## Begin

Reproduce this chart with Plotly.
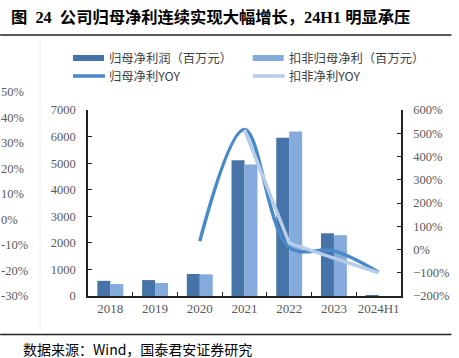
import plotly.graph_objects as go

# ---------------- data ----------------
categories = ["2018", "2019", "2020", "2021", "2022", "2023", "2024H1"]
net_profit = [570, 600, 830, 5110, 5960, 2360, 30]          # 归母净利润（百万元）
net_profit_deduct = [450, 490, 815, 4950, 6190, 2290, 0]    # 扣非归母净利（百万元）
yoy_cats = ["2020", "2021", "2022", "2023", "2024H1"]
net_profit_yoy = [36, 516, 8, -6, -98]                       # 归母净利YOY (%)
deduct_yoy_cats = ["2021", "2022", "2023", "2024H1"]
deduct_yoy = [516, 27, -37, -100]                            # 扣非净利YOY (%)
ghost_labels = ["50%", "40%", "30%", "20%", "10%", "0%", "-10%", "-20%", "-30%"]

W, H = 459, 358
L, R, T, B = 88, 401.5, 110, 296   # plot area in pixels

def px(x):
    return (x - L) / (R - L)

def py(y):
    return (B - y) / (B - T)

SERIF = "'Liberation Serif', 'Times New Roman', 'Noto Sans CJK SC', serif"
CJK = "'Noto Sans CJK SC', 'Liberation Serif', sans-serif"
C_DARK = "#4674A8"
C_LIGHT = "#84ABDC"
C_LINE1 = "#4A89C8"
C_LINE2 = "#B6CDE9"

fig = go.Figure()
fig.add_trace(go.Bar(x=categories, y=net_profit, name="归母净利润（百万元）",
                     marker=dict(color=C_DARK, line=dict(width=0))))
fig.add_trace(go.Bar(x=categories, y=net_profit_deduct, name="扣非归母净利（百万元）",
                     marker=dict(color=C_LIGHT, line=dict(width=0))))
fig.add_trace(go.Scatter(x=yoy_cats, y=net_profit_yoy, name="归母净利YOY", yaxis="y2",
                         mode="lines", line=dict(color=C_LINE1, width=3.5, shape="spline", smoothing=1.0)))
fig.add_trace(go.Scatter(x=deduct_yoy_cats, y=deduct_yoy, name="扣非净利YOY", yaxis="y2",
                         mode="lines", line=dict(color=C_LINE2, width=3.5)))

shapes = []
annotations = []

# title & rules
annotations.append(dict(xref="paper", yref="paper", x=px(9), y=py(17), xanchor="left", yanchor="middle",
                        text="<b>图  24  公司归母净利连续实现大幅增长，24H1 明显承压</b>", showarrow=False,
                        font=dict(family=SERIF, size=16.3, color="#000000")))
shapes.append(dict(type="line", xref="paper", yref="paper", x0=px(0), x1=px(452), y0=py(35), y1=py(35),
                   line=dict(color="#222222", width=1.5)))
shapes.append(dict(type="line", xref="paper", yref="paper", x0=px(0), x1=px(452), y0=py(334.5), y1=py(334.5),
                   line=dict(color="#222222", width=1.5)))
annotations.append(dict(xref="paper", yref="paper", x=px(21), y=py(349), xanchor="left", yanchor="middle",
                        text="数据来源：Wind，国泰君安证券研究", showarrow=False,
                        font=dict(family=CJK, size=14, color="#000000")))

# faint vertical separator and cut-off ghost axis labels at the left
shapes.append(dict(type="line", xref="paper", yref="paper", x0=px(40), x1=px(40), y0=py(40), y1=py(334),
                   line=dict(color="#f0f0f0", width=1)))
for i, lab in enumerate(ghost_labels):
    annotations.append(dict(xref="paper", yref="paper", x=px(-1), y=py(92 + i * 25.5), xanchor="left",
                            yanchor="middle", text=lab, showarrow=False,
                            font=dict(family=SERIF, size=12.5, color="#595959")))

# manual legend
leg = [
    (73, 58, "rect", C_DARK, "归母净利润（百万元）"),
    (253, 58, "rect", C_LIGHT, "扣非归母净利（百万元）"),
    (73, 76, "line", C_LINE1, "归母净利YOY"),
    (253, 76, "line", C_LINE2, "扣非净利YOY"),
]
for x0, yc, kind, col, txt in leg:
    if kind == "rect":
        shapes.append(dict(type="rect", xref="paper", yref="paper", x0=px(x0), x1=px(x0 + 31),
                           y0=py(yc + 3), y1=py(yc - 3), fillcolor=col, line=dict(width=0)))
    else:
        shapes.append(dict(type="line", xref="paper", yref="paper", x0=px(x0), x1=px(x0 + 32),
                           y0=py(yc), y1=py(yc), line=dict(color=col, width=3.5)))
    annotations.append(dict(xref="paper", yref="paper", x=px(x0 + 34), y=py(yc), xanchor="left",
                            yanchor="middle", text=txt, showarrow=False,
                            font=dict(family=CJK, size=12.3, color="#404040")))

fig.update_layout(
    width=W, height=H,
    margin=dict(l=L, r=W - R, t=T, b=H - B, pad=0, autoexpand=False),
    paper_bgcolor="white", plot_bgcolor="white",
    barmode="group", bargap=0.42, bargroupgap=0,
    showlegend=False,
    shapes=shapes, annotations=annotations,
    xaxis=dict(type="category", showgrid=False, showline=True, linecolor="#222222", linewidth=1.5,
               ticks="inside", tickson="boundaries", ticklen=4, tickcolor="#222222", tickangle=0,
               tickfont=dict(family=SERIF, size=13, color="#595959"), zeroline=False),
    yaxis=dict(range=[0, 7000], dtick=1000, showgrid=False, showline=True, linecolor="#222222",
               linewidth=1.5, ticks="inside", ticklen=4, tickcolor="#222222", zeroline=False,
               tickfont=dict(family=SERIF, size=12.5, color="#595959"), ticklabelstandoff=8),
    yaxis2=dict(range=[-200, 600], dtick=100, overlaying="y", side="right", showgrid=False,
                showline=True, linecolor="#222222", linewidth=1.5, ticks="inside", ticklen=4,
                tickcolor="#222222", ticksuffix="%", zeroline=False,
                tickfont=dict(family=SERIF, size=12.5, color="#595959"), ticklabelstandoff=8),
)

fig.write_html("out.html", config={"displayModeBar": False},
               post_script="document.body.style.margin='0';")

## End

WORK TO COMPLETE: Extract the full listing above verbatim; pictures are to be left out of the copy.

PROBLEM SOLUTION:
Reproduce this chart with Plotly.
import plotly.graph_objects as go

# ---------------- data ----------------
categories = ["2018", "2019", "2020", "2021", "2022", "2023", "2024H1"]
net_profit = [570, 600, 830, 5110, 5960, 2360, 30]          # 归母净利润（百万元）
net_profit_deduct = [450, 490, 815, 4950, 6190, 2290, 0]    # 扣非归母净利（百万元）
yoy_cats = ["2020", "2021", "2022", "2023", "2024H1"]
net_profit_yoy = [36, 516, 8, -6, -98]                       # 归母净利YOY (%)
deduct_yoy_cats = ["2021", "2022", "2023", "2024H1"]
deduct_yoy = [516, 27, -37, -100]                            # 扣非净利YOY (%)
ghost_labels = ["50%", "40%", "30%", "20%", "10%", "0%", "-10%", "-20%", "-30%"]

W, H = 459, 358
L, R, T, B = 88, 401.5, 110, 296   # plot area in pixels

def px(x):
    return (x - L) / (R - L)

def py(y):
    return (B - y) / (B - T)

SERIF = "'Liberation Serif', 'Times New Roman', 'Noto Sans CJK SC', serif"
CJK = "'Noto Sans CJK SC', 'Liberation Serif', sans-serif"
C_DARK = "#4674A8"
C_LIGHT = "#84ABDC"
C_LINE1 = "#4A89C8"
C_LINE2 = "#B6CDE9"

fig = go.Figure()
fig.add_trace(go.Bar(x=categories, y=net_profit, name="归母净利润（百万元）",
                     marker=dict(color=C_DARK, line=dict(width=0))))
fig.add_trace(go.Bar(x=categories, y=net_profit_deduct, name="扣非归母净利（百万元）",
                     marker=dict(color=C_LIGHT, line=dict(width=0))))
fig.add_trace(go.Scatter(x=yoy_cats, y=net_profit_yoy, name="归母净利YOY", yaxis="y2",
                         mode="lines", line=dict(color=C_LINE1, width=3.5, shape="spline", smoothing=1.0)))
fig.add_trace(go.Scatter(x=deduct_yoy_cats, y=deduct_yoy, name="扣非净利YOY", yaxis="y2",
                         mode="lines", line=dict(color=C_LINE2, width=3.5)))

shapes = []
annotations = []

# title & rules
annotations.append(dict(xref="paper", yref="paper", x=px(9), y=py(17), xanchor="left", yanchor="middle",
                        text="<b>图  24  公司归母净利连续实现大幅增长，24H1 明显承压</b>", showarrow=False,
                        font=dict(family=SERIF, size=16.3, color="#000000")))
shapes.append(dict(type="line", xref="paper", yref="paper", x0=px(0), x1=px(452), y0=py(35), y1=py(35),
                   line=dict(color="#222222", width=1.5)))
shapes.append(dict(type="line", xref="paper", yref="paper", x0=px(0), x1=px(452), y0=py(334.5), y1=py(334.5),
                   line=dict(color="#222222", width=1.5)))
annotations.append(dict(xref="paper", yref="paper", x=px(21), y=py(349), xanchor="left", yanchor="middle",
                        text="数据来源：Wind，国泰君安证券研究", showarrow=False,
                        font=dict(family=CJK, size=14, color="#000000")))

# faint vertical separator and cut-off ghost axis labels at the left
shapes.append(dict(type="line", xref="paper", yref="paper", x0=px(40), x1=px(40), y0=py(40), y1=py(334),
                   line=dict(color="#f0f0f0", width=1)))
for i, lab in enumerate(ghost_labels):
    annotations.append(dict(xref="paper", yref="paper", x=px(-1), y=py(92 + i * 25.5), xanchor="left",
                            yanchor="middle", text=lab, showarrow=False,
                            font=dict(family=SERIF, size=12.5, color="#595959")))

# manual legend
leg = [
    (73, 58, "rect", C_DARK, "归母净利润（百万元）"),
    (253, 58, "rect", C_LIGHT, "扣非归母净利（百万元）"),
    (73, 76, "line", C_LINE1, "归母净利YOY"),
    (253, 76, "line", C_LINE2, "扣非净利YOY"),
]
for x0, yc, kind, col, txt in leg:
    if kind == "rect":
        shapes.append(dict(type="rect", xref="paper", yref="paper", x0=px(x0), x1=px(x0 + 31),
                           y0=py(yc + 3), y1=py(yc - 3), fillcolor=col, line=dict(width=0)))
    else:
        shapes.append(dict(type="line", xref="paper", yref="paper", x0=px(x0), x1=px(x0 + 32),
                           y0=py(yc), y1=py(yc), line=dict(color=col, width=3.5)))
    annotations.append(dict(xref="paper", yref="paper", x=px(x0 + 34), y=py(yc), xanchor="left",
                            yanchor="middle", text=txt, showarrow=False,
                            font=dict(family=CJK, size=12.3, color="#404040")))

fig.update_layout(
    width=W, height=H,
    margin=dict(l=L, r=W - R, t=T, b=H - B, pad=0, autoexpand=False),
    paper_bgcolor="white", plot_bgcolor="white",
    barmode="group", bargap=0.42, bargroupgap=0,
    showlegend=False,
    shapes=shapes, annotations=annotations,
    xaxis=dict(type="category", showgrid=False, showline=True, linecolor="#222222", linewidth=1.5,
               ticks="inside", tickson="boundaries", ticklen=4, tickcolor="#222222", tickangle=0,
               tickfont=dict(family=SERIF, size=13, color="#595959"), zeroline=False),
    yaxis=dict(range=[0, 7000], dtick=1000, showgrid=False, showline=True, linecolor="#222222",
               linewidth=1.5, ticks="inside", ticklen=4, tickcolor="#222222", zeroline=False,
               tickfont=dict(family=SERIF, size=12.5, color="#595959"), ticklabelstandoff=8),
    yaxis2=dict(range=[-200, 600], dtick=100, overlaying="y", side="right", showgrid=False,
                showline=True, linecolor="#222222", linewidth=1.5, ticks="inside", ticklen=4,
                tickcolor="#222222", ticksuffix="%", zeroline=False,
                tickfont=dict(family=SERIF, size=12.5, color="#595959"), ticklabelstandoff=8),
)

fig.write_html("out.html", config={"displayModeBar": False},
               post_script="document.body.style.margin='0';")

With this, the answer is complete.